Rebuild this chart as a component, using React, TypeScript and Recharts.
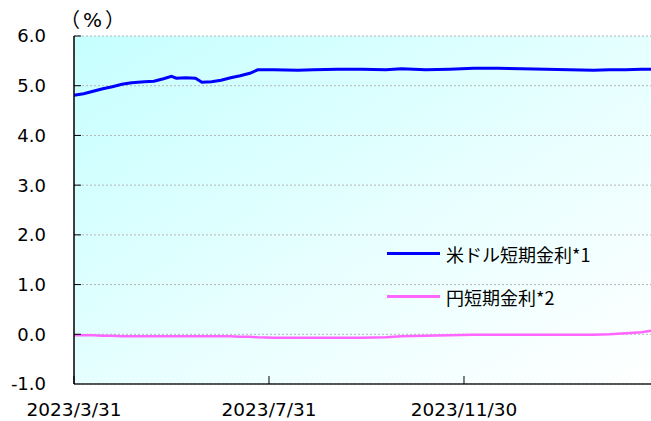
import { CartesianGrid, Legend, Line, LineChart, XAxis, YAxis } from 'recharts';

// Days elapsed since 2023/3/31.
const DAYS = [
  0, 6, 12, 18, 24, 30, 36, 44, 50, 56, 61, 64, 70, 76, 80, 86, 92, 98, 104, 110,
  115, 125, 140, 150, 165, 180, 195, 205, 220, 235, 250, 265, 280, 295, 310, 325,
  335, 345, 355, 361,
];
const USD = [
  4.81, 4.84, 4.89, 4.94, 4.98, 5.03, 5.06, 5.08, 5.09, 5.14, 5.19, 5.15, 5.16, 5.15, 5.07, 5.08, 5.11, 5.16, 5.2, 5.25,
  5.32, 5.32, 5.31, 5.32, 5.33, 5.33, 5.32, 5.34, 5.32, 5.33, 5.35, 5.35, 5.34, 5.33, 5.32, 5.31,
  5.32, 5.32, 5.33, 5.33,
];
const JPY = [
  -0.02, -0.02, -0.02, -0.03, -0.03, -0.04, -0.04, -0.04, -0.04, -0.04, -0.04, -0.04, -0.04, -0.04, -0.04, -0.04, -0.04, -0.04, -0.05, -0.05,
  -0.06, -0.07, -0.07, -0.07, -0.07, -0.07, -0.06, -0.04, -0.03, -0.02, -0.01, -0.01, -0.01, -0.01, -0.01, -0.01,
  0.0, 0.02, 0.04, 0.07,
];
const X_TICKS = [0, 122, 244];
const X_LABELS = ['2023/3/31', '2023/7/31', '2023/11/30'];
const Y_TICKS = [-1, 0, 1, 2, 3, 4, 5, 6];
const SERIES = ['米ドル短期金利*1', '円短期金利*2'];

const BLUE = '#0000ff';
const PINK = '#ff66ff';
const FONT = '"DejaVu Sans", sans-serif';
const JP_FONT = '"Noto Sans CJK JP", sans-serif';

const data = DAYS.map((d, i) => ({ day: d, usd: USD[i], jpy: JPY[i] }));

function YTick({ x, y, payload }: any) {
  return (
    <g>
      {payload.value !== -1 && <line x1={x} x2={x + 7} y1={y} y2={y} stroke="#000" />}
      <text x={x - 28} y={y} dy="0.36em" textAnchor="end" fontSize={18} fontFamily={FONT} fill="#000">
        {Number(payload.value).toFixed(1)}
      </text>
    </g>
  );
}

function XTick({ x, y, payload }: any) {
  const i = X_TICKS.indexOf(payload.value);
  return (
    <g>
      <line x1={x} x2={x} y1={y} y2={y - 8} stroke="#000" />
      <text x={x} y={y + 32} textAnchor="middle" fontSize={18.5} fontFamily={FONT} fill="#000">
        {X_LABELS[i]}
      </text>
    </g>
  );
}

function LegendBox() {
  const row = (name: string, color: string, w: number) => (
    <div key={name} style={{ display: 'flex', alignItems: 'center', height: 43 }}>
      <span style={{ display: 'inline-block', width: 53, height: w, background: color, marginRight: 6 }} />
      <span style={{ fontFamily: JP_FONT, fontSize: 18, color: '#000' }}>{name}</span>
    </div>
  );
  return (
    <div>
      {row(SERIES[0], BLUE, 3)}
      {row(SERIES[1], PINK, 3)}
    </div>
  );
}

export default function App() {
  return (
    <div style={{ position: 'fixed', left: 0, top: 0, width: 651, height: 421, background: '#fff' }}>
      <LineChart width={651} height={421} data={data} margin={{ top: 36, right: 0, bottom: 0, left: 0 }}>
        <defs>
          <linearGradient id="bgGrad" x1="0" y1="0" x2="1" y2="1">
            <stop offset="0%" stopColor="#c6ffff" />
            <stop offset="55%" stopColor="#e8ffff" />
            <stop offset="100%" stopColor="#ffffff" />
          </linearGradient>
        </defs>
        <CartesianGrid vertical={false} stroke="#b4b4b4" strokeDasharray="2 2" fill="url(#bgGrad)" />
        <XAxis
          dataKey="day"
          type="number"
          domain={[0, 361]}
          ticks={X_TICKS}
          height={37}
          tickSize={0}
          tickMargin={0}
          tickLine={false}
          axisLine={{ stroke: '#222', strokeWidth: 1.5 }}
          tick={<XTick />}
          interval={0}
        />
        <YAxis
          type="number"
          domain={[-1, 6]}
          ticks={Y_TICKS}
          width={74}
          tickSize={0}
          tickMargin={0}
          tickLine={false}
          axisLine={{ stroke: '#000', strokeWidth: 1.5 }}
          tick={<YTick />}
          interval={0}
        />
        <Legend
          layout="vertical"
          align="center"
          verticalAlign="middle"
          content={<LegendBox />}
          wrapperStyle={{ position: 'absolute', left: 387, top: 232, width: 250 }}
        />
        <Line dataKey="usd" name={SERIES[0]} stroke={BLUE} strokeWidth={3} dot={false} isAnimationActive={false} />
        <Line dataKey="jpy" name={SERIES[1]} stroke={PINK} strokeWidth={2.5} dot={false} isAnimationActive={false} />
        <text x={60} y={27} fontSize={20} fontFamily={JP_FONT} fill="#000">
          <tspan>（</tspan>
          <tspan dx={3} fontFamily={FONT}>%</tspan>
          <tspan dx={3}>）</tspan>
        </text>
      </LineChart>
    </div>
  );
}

┄┄┄┄┄┄

* _WORK REQUIRED_: Restate the whole listing above exactly, except for its images.

* _FINISHED TASK_:
Rebuild this chart as a component, using React, TypeScript and Recharts.
import { CartesianGrid, Legend, Line, LineChart, XAxis, YAxis } from 'recharts';

// Days elapsed since 2023/3/31.
const DAYS = [
  0, 6, 12, 18, 24, 30, 36, 44, 50, 56, 61, 64, 70, 76, 80, 86, 92, 98, 104, 110,
  115, 125, 140, 150, 165, 180, 195, 205, 220, 235, 250, 265, 280, 295, 310, 325,
  335, 345, 355, 361,
];
const USD = [
  4.81, 4.84, 4.89, 4.94, 4.98, 5.03, 5.06, 5.08, 5.09, 5.14, 5.19, 5.15, 5.16, 5.15, 5.07, 5.08, 5.11, 5.16, 5.2, 5.25,
  5.32, 5.32, 5.31, 5.32, 5.33, 5.33, 5.32, 5.34, 5.32, 5.33, 5.35, 5.35, 5.34, 5.33, 5.32, 5.31,
  5.32, 5.32, 5.33, 5.33,
];
const JPY = [
  -0.02, -0.02, -0.02, -0.03, -0.03, -0.04, -0.04, -0.04, -0.04, -0.04, -0.04, -0.04, -0.04, -0.04, -0.04, -0.04, -0.04, -0.04, -0.05, -0.05,
  -0.06, -0.07, -0.07, -0.07, -0.07, -0.07, -0.06, -0.04, -0.03, -0.02, -0.01, -0.01, -0.01, -0.01, -0.01, -0.01,
  0.0, 0.02, 0.04, 0.07,
];
const X_TICKS = [0, 122, 244];
const X_LABELS = ['2023/3/31', '2023/7/31', '2023/11/30'];
const Y_TICKS = [-1, 0, 1, 2, 3, 4, 5, 6];
const SERIES = ['米ドル短期金利*1', '円短期金利*2'];

const BLUE = '#0000ff';
const PINK = '#ff66ff';
const FONT = '"DejaVu Sans", sans-serif';
const JP_FONT = '"Noto Sans CJK JP", sans-serif';

const data = DAYS.map((d, i) => ({ day: d, usd: USD[i], jpy: JPY[i] }));

function YTick({ x, y, payload }: any) {
  return (
    <g>
      {payload.value !== -1 && <line x1={x} x2={x + 7} y1={y} y2={y} stroke="#000" />}
      <text x={x - 28} y={y} dy="0.36em" textAnchor="end" fontSize={18} fontFamily={FONT} fill="#000">
        {Number(payload.value).toFixed(1)}
      </text>
    </g>
  );
}

function XTick({ x, y, payload }: any) {
  const i = X_TICKS.indexOf(payload.value);
  return (
    <g>
      <line x1={x} x2={x} y1={y} y2={y - 8} stroke="#000" />
      <text x={x} y={y + 32} textAnchor="middle" fontSize={18.5} fontFamily={FONT} fill="#000">
        {X_LABELS[i]}
      </text>
    </g>
  );
}

function LegendBox() {
  const row = (name: string, color: string, w: number) => (
    <div key={name} style={{ display: 'flex', alignItems: 'center', height: 43 }}>
      <span style={{ display: 'inline-block', width: 53, height: w, background: color, marginRight: 6 }} />
      <span style={{ fontFamily: JP_FONT, fontSize: 18, color: '#000' }}>{name}</span>
    </div>
  );
  return (
    <div>
      {row(SERIES[0], BLUE, 3)}
      {row(SERIES[1], PINK, 3)}
    </div>
  );
}

export default function App() {
  return (
    <div style={{ position: 'fixed', left: 0, top: 0, width: 651, height: 421, background: '#fff' }}>
      <LineChart width={651} height={421} data={data} margin={{ top: 36, right: 0, bottom: 0, left: 0 }}>
        <defs>
          <linearGradient id="bgGrad" x1="0" y1="0" x2="1" y2="1">
            <stop offset="0%" stopColor="#c6ffff" />
            <stop offset="55%" stopColor="#e8ffff" />
            <stop offset="100%" stopColor="#ffffff" />
          </linearGradient>
        </defs>
        <CartesianGrid vertical={false} stroke="#b4b4b4" strokeDasharray="2 2" fill="url(#bgGrad)" />
        <XAxis
          dataKey="day"
          type="number"
          domain={[0, 361]}
          ticks={X_TICKS}
          height={37}
          tickSize={0}
          tickMargin={0}
          tickLine={false}
          axisLine={{ stroke: '#222', strokeWidth: 1.5 }}
          tick={<XTick />}
          interval={0}
        />
        <YAxis
          type="number"
          domain={[-1, 6]}
          ticks={Y_TICKS}
          width={74}
          tickSize={0}
          tickMargin={0}
          tickLine={false}
          axisLine={{ stroke: '#000', strokeWidth: 1.5 }}
          tick={<YTick />}
          interval={0}
        />
        <Legend
          layout="vertical"
          align="center"
          verticalAlign="middle"
          content={<LegendBox />}
          wrapperStyle={{ position: 'absolute', left: 387, top: 232, width: 250 }}
        />
        <Line dataKey="usd" name={SERIES[0]} stroke={BLUE} strokeWidth={3} dot={false} isAnimationActive={false} />
        <Line dataKey="jpy" name={SERIES[1]} stroke={PINK} strokeWidth={2.5} dot={false} isAnimationActive={false} />
        <text x={60} y={27} fontSize={20} fontFamily={JP_FONT} fill="#000">
          <tspan>（</tspan>
          <tspan dx={3} fontFamily={FONT}>%</tspan>
          <tspan dx={3}>）</tspan>
        </text>
      </LineChart>
    </div>
  );
}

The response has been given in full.